Поначалу мне всё это было внове и нравилось, но жара стояла несусветная, и было множество надоедливых мух и комаров. С Вериным сыном Севой мы купались до посинения в мелкой речушке, но вскоре он заболел дизентерией, а я — малярией с высокой температурой. Хозяин съездил в районный городок и привёз для меня хины. Через какое-то время мне стало легче.
Однажды под утро нас разбудил страшный грохот. Выбежав из хаты, мы узнали, что это взорвали церковь. Днём мы вышли на маленькую площадь в центре села и увидели огромную груду красного кирпича. Поодаль стояла небольшая группа людей. Бабы боязливо крестились, глядя на развалины. А иные уже деловито набирали кирпичи и тащили к себе на хозяйственные нужды. Уехали мы из этой Александрии раньше, чем предполагали.
Вторую поездку мы предприняли через пару лет. На этот раз место называлось Алёшки (или Олёшки?) под Цурюпинском. За два года, как видно, жизнь на Украине наладилась, стало больше скота, хаты выглядели более нарядными и уютными. Теперь мы поселились в доме с деревянным полом под железной крышей. Хозяин был зажиточный колхозник, усадьба — с довольно большим садом. В том году был отличный урожай фруктов — вишня, яблоки, особенно обильно плодоносили абрикосовые деревья.
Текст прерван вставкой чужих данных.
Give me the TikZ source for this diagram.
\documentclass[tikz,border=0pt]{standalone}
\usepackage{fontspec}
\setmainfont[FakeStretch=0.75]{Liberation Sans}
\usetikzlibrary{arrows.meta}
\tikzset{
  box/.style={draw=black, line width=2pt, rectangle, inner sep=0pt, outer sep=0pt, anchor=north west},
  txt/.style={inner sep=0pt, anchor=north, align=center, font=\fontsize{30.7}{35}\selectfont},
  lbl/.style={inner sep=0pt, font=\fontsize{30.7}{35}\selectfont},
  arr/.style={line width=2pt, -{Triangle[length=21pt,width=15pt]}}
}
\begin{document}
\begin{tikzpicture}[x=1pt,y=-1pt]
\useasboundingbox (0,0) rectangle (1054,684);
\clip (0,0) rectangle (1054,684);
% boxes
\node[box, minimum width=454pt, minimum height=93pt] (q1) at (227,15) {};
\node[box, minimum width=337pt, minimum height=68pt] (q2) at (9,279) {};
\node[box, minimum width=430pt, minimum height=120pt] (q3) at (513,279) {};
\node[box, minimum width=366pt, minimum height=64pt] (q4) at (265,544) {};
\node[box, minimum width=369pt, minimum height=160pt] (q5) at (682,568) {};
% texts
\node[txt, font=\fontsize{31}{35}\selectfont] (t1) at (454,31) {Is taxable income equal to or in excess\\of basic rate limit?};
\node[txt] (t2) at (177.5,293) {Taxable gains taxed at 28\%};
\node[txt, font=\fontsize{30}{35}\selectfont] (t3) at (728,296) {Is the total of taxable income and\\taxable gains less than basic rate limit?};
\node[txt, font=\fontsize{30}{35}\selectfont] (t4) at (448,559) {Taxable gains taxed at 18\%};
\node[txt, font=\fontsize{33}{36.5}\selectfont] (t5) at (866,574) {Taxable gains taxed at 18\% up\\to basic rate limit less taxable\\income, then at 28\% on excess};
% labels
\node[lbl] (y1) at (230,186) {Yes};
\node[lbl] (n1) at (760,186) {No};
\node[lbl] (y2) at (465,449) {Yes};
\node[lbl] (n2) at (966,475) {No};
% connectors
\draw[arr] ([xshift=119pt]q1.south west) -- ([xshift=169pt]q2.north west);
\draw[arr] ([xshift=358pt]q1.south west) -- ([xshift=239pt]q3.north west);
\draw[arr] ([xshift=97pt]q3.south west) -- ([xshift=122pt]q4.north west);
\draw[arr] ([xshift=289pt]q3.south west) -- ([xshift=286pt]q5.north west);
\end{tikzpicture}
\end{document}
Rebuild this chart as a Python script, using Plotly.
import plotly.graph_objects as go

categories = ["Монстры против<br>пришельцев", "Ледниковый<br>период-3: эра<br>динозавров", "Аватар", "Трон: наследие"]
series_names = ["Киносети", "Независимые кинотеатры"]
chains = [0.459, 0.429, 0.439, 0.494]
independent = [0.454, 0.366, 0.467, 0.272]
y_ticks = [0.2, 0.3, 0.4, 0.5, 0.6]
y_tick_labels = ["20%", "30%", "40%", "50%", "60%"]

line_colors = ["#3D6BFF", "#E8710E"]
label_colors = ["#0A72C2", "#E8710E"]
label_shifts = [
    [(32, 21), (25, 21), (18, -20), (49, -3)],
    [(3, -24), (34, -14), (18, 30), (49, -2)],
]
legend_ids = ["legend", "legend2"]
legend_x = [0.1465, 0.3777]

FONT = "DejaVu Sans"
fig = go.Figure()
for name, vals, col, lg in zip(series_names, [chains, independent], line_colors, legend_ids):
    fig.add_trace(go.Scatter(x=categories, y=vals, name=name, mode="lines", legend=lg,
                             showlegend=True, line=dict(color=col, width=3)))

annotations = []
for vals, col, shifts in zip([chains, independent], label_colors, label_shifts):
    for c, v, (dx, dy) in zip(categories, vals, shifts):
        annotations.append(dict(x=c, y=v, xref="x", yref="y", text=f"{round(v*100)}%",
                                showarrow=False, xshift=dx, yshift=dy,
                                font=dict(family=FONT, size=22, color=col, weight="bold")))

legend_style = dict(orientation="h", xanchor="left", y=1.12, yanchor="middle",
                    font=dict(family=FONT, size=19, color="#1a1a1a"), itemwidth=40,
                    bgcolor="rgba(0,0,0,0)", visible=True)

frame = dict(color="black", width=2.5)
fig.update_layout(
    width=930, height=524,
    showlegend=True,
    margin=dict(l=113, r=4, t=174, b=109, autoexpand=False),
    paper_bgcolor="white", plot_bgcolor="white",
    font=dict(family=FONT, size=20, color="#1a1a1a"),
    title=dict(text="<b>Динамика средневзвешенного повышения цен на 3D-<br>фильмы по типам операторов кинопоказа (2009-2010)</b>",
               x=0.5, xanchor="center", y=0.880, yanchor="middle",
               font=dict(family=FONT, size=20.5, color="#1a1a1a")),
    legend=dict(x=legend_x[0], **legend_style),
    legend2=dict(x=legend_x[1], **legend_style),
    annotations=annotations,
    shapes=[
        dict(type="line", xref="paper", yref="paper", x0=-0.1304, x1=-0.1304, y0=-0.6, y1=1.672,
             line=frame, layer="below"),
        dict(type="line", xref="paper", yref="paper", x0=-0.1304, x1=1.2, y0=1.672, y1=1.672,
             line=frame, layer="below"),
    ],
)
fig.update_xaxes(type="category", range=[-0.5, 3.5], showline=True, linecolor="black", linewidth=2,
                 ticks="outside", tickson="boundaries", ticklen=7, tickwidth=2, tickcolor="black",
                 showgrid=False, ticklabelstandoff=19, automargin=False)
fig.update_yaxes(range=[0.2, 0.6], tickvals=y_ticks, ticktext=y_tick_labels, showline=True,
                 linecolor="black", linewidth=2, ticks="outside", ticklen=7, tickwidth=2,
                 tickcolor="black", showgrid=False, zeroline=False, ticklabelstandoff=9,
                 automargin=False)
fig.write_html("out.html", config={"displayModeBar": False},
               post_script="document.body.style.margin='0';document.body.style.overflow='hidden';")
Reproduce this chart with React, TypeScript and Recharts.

Такого количества абрикосов я больше никогда не видел.
Сперва я набросился (с позволения хозяина, конечно) на свежие абрикосы, не брезгуя и недоспелыми, потом, пресытившись, стал выбирать лишь перезрелые, особенно сладкие, потом перешёл на сушёные (их много сушилось на крышах сараев), а потом и они мне обрыдли, и я лакомился только ядрышками абрикосовых косточек.
Хозяин, показывая мне своё хозяйство, как-то завёл меня в хлев, где обитал гигантский кабан величиной, как мне показалось, с небольшого бегемота. Ему бросили здоровенный гарбуз (тыкву), и он враз с ним расправился.